How Hypro Thinks Beyond the Recovery Skid

Hypro doesn’t just supply a CO2 recovery unit — we engineer complete, context-aware solutions that anticipate your plant’s operational behavior.

That means

  • Advising on pipe routing and sizing to reduce frictional losses
  • Ensuring line volume is sufficient to prevent sudden vacuum effects
  • Collaborating on vaporizer positioning for thermal efficiency
  • Encouraging regulator and component selection based on peak load mapping, not just steady-state use
This is not a one-size-fits-all installation. Every Hypro system is configured with awareness of how your CO2 will be used, and how to keep it flowing — without choke points or temperature-induced failures.

Conclusion

“The most overlooked failure in CO2 recovery systems isn’t a machine breakdown — it’s a frozen regulator, caused by the silence of a missing design conversation.”

Freezing and flow issues may seem like minor inconveniences, but they stem from a much deeper need: holistic engineering that looks beyond purity and recovery rates — and into the real-world behavior of your plant. That’s where Hypro quietly makes the biggest difference.

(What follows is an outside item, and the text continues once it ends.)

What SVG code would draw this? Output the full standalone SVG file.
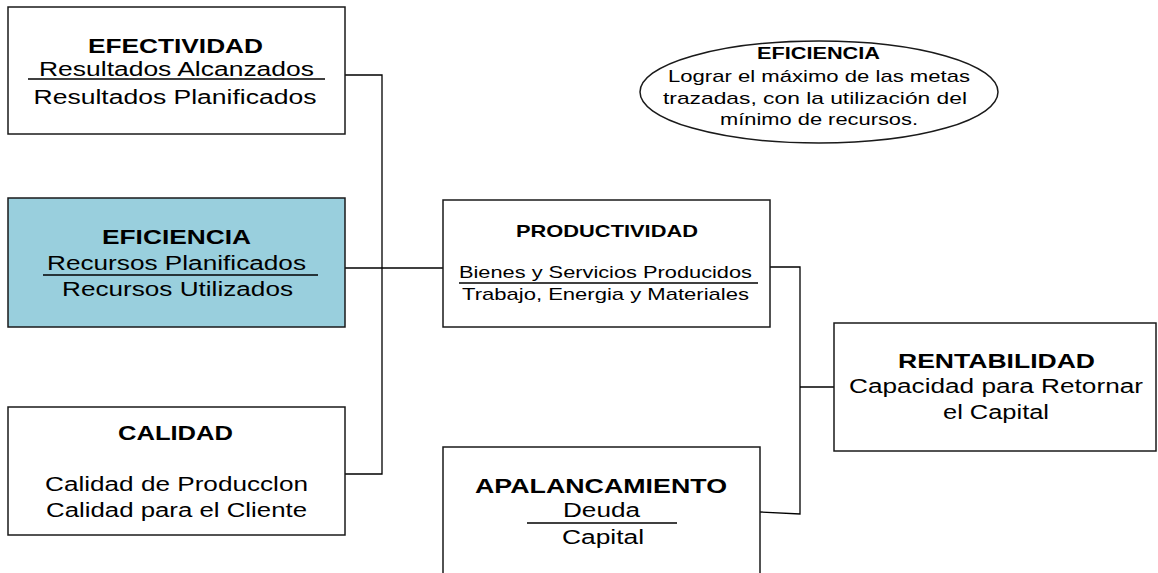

Distillery CO2 Recovery Is No Longer About Just Recovery

CO2 recovery in distilleries has evolved beyond just capturing gas — it’s now about capturing opportunity. But to truly capitalize on it, the system must be more than just a purification skid. It needs to be a thoughtful response to real-world process conditions — fermentation behaviors, foam tendencies, line dynamics, and usage volatility. Hypro’s distillery CO2 recovery systems stand apart not just because of what these systems filter — but because of what they’re engineered to foresee. And in a future where every kilogram of CO2 matters — for compliance, sustainability, or revenue — that foresight becomes your silent ally in high-performance operations.